Hermit Martha, hermit Mary

In a section of his Three Studies in Medieval Religious and Social Thought, Giles Constable considers the persistence of the Martha and Mary dichotomy as it related to daily life and religious vocation. The contrast of the active and the contemplative represented by the Gospel story was used to create conflict between religious orders. But Constable notes that several medieval hermits (Herveus, Helias, Amantius, Wulfric) all refuted the charge of being neither Martha nor Mary. To the hermits, the eremitical life embodied both activity and contemplation.
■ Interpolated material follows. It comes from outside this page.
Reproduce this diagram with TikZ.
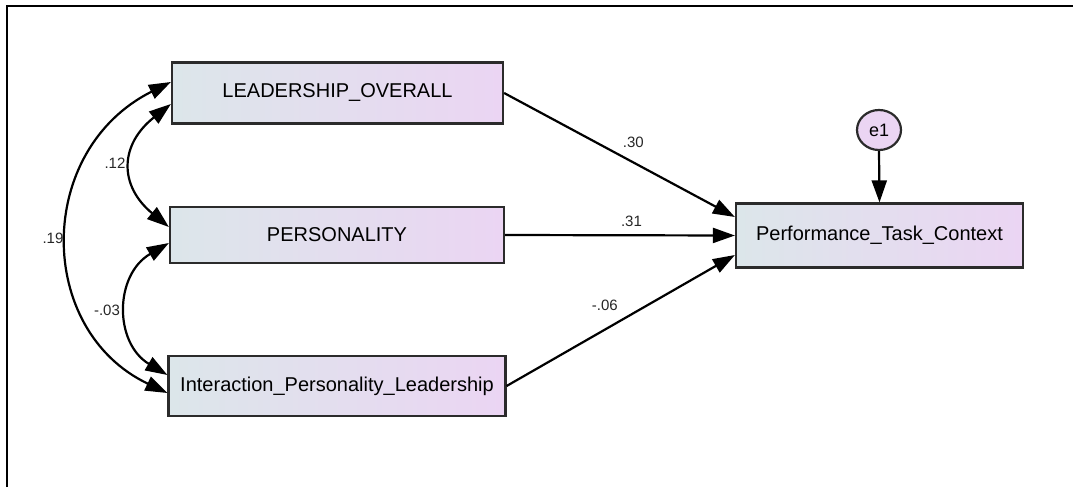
\documentclass[tikz,border=0pt]{standalone}
\usepackage{fontspec}
\setmainfont{Liberation Sans}
\usetikzlibrary{arrows.meta}
\usetikzlibrary{shapes.geometric}

\definecolor{boxleft}{HTML}{DCE6EA}
\definecolor{boxright}{HTML}{EBD5F3}
\definecolor{boxline}{HTML}{2B2B2B}

\begin{document}
\begin{tikzpicture}
	[x=1pt,y=-1pt,
	varbox/.style={draw=boxline, line width=2.2pt, shade, left color=boxleft, right color=boxright, inner sep=0pt, font=\fontsize{20}{24}\selectfont},
	errnode/.style={ellipse, draw=boxline, line width=2.2pt, fill=boxright, minimum width=44pt, minimum height=40pt, inner sep=0pt, font=\fontsize{18}{22}\selectfont},
	regpath/.style={line width=2.2pt, -{Triangle[length=22pt,width=15pt]}},
	covpath/.style={line width=2.2pt, {Triangle[length=22pt,width=15pt]}-{Triangle[length=22pt,width=15pt]}},
	coef/.style={font=\fontsize{15}{18}\selectfont, text=black!85}];

	\useasboundingbox (0,0) rectangle (1073,487);

	%Frame
	\draw[line width=1.5pt] (7,487) -- (7,6) -- (1073,6);

	%Variables
	\node[varbox, minimum width=331pt, minimum height=61pt] (lead) at (337.5,93) {LEADERSHIP\_OVERALL};
	\node[varbox, minimum width=334pt, minimum height=56pt] (pers) at (337,235) {PERSONALITY};
	\node[varbox, minimum width=337pt, minimum height=60pt] (inter) at (337,386) {Interaction\_Personality\_Leadership};
	\node[varbox, minimum width=287pt, minimum height=64pt] (perf) at (879.5,235.5) {Performance\_Task\_Context};
	\node[errnode] (e1) at (879,130) {e1};

	%Regression paths
	\draw[regpath] (lead.east) -- ([yshift=18.5pt]perf.west) node[coef, pos=0.56, above=10pt] {.30};
	\draw[regpath] (pers.east) -- (perf.west) node[coef, pos=0.55, above=4pt] {.31};
	\draw[regpath] (inter.east) -- ([yshift=-19.5pt]perf.west) node[coef, pos=0.43, above=15pt] {-.06};
	\draw[regpath] (e1.south) -- (perf.north);

	%Covariances
	\draw[covpath] ([yshift=-11pt]lead.west) .. controls (119,145) and (119,186) .. ([yshift=8pt]pers.west);
	\draw[covpath] ([yshift=-8pt]pers.west) .. controls (114,275) and (114,343) .. ([yshift=11pt]inter.west);
	\draw[covpath] ([yshift=11pt]lead.west) .. controls (35,150) and (35,330) .. ([yshift=-7pt]inter.west);
	\node[coef] (c12) at (115,163) {.12};
	\node[coef] (c03) at (107,310) {-.03};
	\node[coef] (c19) at (53,238) {.19};
\end{tikzpicture}
\end{document}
For the medieval hermit, activity consisted of labor, self-sufficiency, independence of means — which often meant evangelical poverty as a deliberate path that automatically curbed the excesses of Martha. This was the hermits’ retort to the monks living without laboring, without self-sufficiency, and without poverty. The hermits’ lack of formal ritual was a controvery to the orders. But the hermits might contrast it to the monks’ “contemplative” life, which they suggest is actually a life of the luxury of sloth and material comfort, incapable of embodying true contemplation. However, the hermits never went so far as to say this. They wrote nothing, said little. They were more concerned to show action and contemplation with the example of their lives, just as both Martha and Mary simply went about their lives after Jesus had visited them.